Rapsodia nipponica
Altra chicca di un Future Film Festival 2021 assai movimentato e ghiotto, a livello di proposte cinefile, Le Mont Fuji vue d’un train en marche ci conduce su un terreno aspro ma che può arrecare notevole soddisfazione, almeno nelle sue vette più alte, quello riconducibile all’idea di cinema sperimentale. Il cineasta francese Pierre Hébert ha innanzitutto un legame forte e sincero con il Giappone. Due suoi viaggi nell’Arcipelago Nipponico, datati 2003 e 2018, gli hanno offerto lo spunto per un’opera sottile e poetica, in cui riprese dal vivo, animazione e calibrata alterazione del singolo fotogramma danno vita a un’opera magnetica, viva, finanche dadaista nel giocare con le forme, le storie e i colori.
Non si può negare che a tratti Le Mont Fuji vue d’un train en marche sia anche uno shock visivo. I ripetuti passaggi dal nero della pellicola, abitato peraltro da linee cangianti e da altre rigogliose geometrie, alle carrellate del paesaggio visto dal treno in corsa, possono creare un certo spaesamento e persino fastidio nello spettatore meno avvezzo. Questo però è solo uno degli elementi posti in gioco all’interno di un lungometraggio magmatico, visionario a tratti, che, pur trascendendole e isolandole all’interno dell’inquadratura, non trascura di certo quelle componenti storiche, geografiche e culturali del paese in cui si è recato l’autore. Da parte sua trapelano anzi affetto e vivo interesse.
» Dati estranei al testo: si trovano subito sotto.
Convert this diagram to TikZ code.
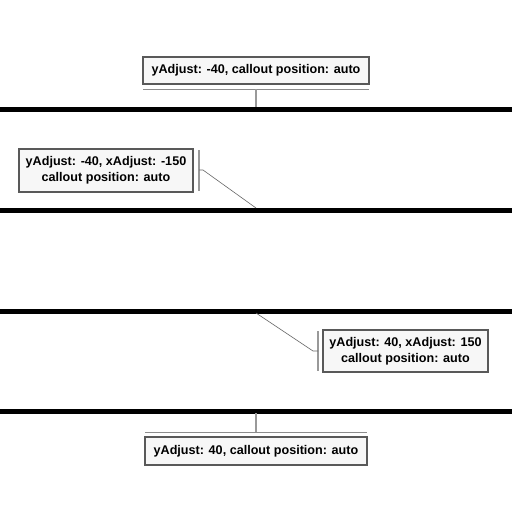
\documentclass[tikz,border=0pt]{standalone}
\usepackage{fontspec}
\setmainfont{Liberation Sans}
\begin{document}
\begin{tikzpicture}[x=1pt,y=-1pt,
  callout/.style={draw=black!65,line width=1.2pt,fill=black!3,font=\fontsize{12.6}{16}\selectfont\bfseries,align=center,inner sep=0pt},
  band/.style={line width=5pt,black},
  leader/.style={draw=black!40,line width=1.6pt},
  bar/.style={draw=black!45,line width=1pt},
  slant/.style={draw=black!60,line width=0.6pt}]
\useasboundingbox (0,0) rectangle (512,512);
% thick bands
\draw[band] (0,109) -- (512,109);
\draw[band] (0,210) -- (512,210);
\draw[band] (0,311) -- (512,311);
\draw[band] (0,411) -- (512,411);
% anchor coordinates on the bands
\coordinate (p1) at (256,107);
\coordinate (p2) at (256,208);
\coordinate (p3) at (256,313);
\coordinate (p4) at (256,413);
% boxes
\node[callout,minimum width=226,minimum height=27] (b1) at (256,70.5) {yAdjust: -40, callout position: auto};
\node[callout,minimum width=174,minimum height=43] (b2) at (106,170.5) {yAdjust: -40, xAdjust: -150\\callout position: auto};
\node[callout,minimum width=165,minimum height=42] (b3) at (405.5,351) {yAdjust: 40, xAdjust: 150\\callout position: auto};
\node[callout,minimum width=222,minimum height=28] (b4) at (256,451) {yAdjust: 40, callout position: auto};
% callout 1
\coordinate (c1l) at (143,89);
\coordinate (c1r) at (369,89);
\coordinate (c1m) at (256,89);
\draw[bar] (c1l) -- (c1r);
\draw[leader] (c1m) -- (p1);
% callout 2
\coordinate (c2t) at (199,150);
\coordinate (c2b) at (199,191);
\coordinate (c2m) at (199,170);
\coordinate (c2k) at (203,170);
\draw[leader] (c2t) -- (c2b);
\draw[slant] (c2m) -- (c2k) -- (p2);
% callout 3
\coordinate (c3t) at (318,331);
\coordinate (c3b) at (318,371);
\coordinate (c3m) at (318,351);
\coordinate (c3k) at (313,351);
\draw[leader] (c3t) -- (c3b);
\draw[slant] (p3) -- (c3k) -- (c3m);
% callout 4
\coordinate (c4l) at (145,432);
\coordinate (c4r) at (367,432);
\coordinate (c4m) at (256,432);
\draw[bar] (c4l) -- (c4r);
\draw[leader] (p4) -- (c4m);
\end{tikzpicture}
\end{document}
Anche qualora siano le ombre della Storia recente a prendere il sopravvento: immagini del Peace Memorial Park di Nagasaki, triste rimembranza dell’apocalisse atomica, si sovrappongono idealmente ai più recenti accenni all’incidente, anch’esso drammatico, devastante, di Fukushima. Una sorta di fil rouge iconografico che sa tanto di monito.
Il Giappone di Pierre Hébert è però anche estremamente vitale. La sua regia flirta persino col classico documentario di viaggio, tanti sono gli spazi e gli scenari attraversati: il tragitto in treno con il Monte Fuji sullo sfondo, per l’appunto, ma anche le vivaci scene del mercato, gli altri vulcani meno noti e le isole più piccole da raggiungere in traghetto, certe performance canore, teatrali o di danza d’impronta tradizionale o moderna.
Lo spirito delle avanguardie si sposa quindi alla perfezione con la volontà di esplorare un determinato contesto etnoantropologico. Con qualche sfizioso excursus, a latere, su un background culturale e artistico, di cui i ripetuti omaggi alle magnifiche opere di Hokusai sono il fiore all’occhiello.
Andando oltre la già luminosa superficie, è la stessa sintassi del film a parlare allo spettatore. Lo fa ad esempio introducendo prima il proposito di riprendere la sommità del Fuji dal finestrino di un treno, negandone successivamente la possibilità per via delle foschie che ne coprono a volte la cima, rifugiandosi poi nell’astrazione dello schermo nero e delle animazioni alternate con metodo ai paesaggi reali, per regalare infine un magnifico panorama del soggetto desiderato. Velare e poi svelare, un’altre delle infinite potenzialità del cinematografo e dell’arte in genere.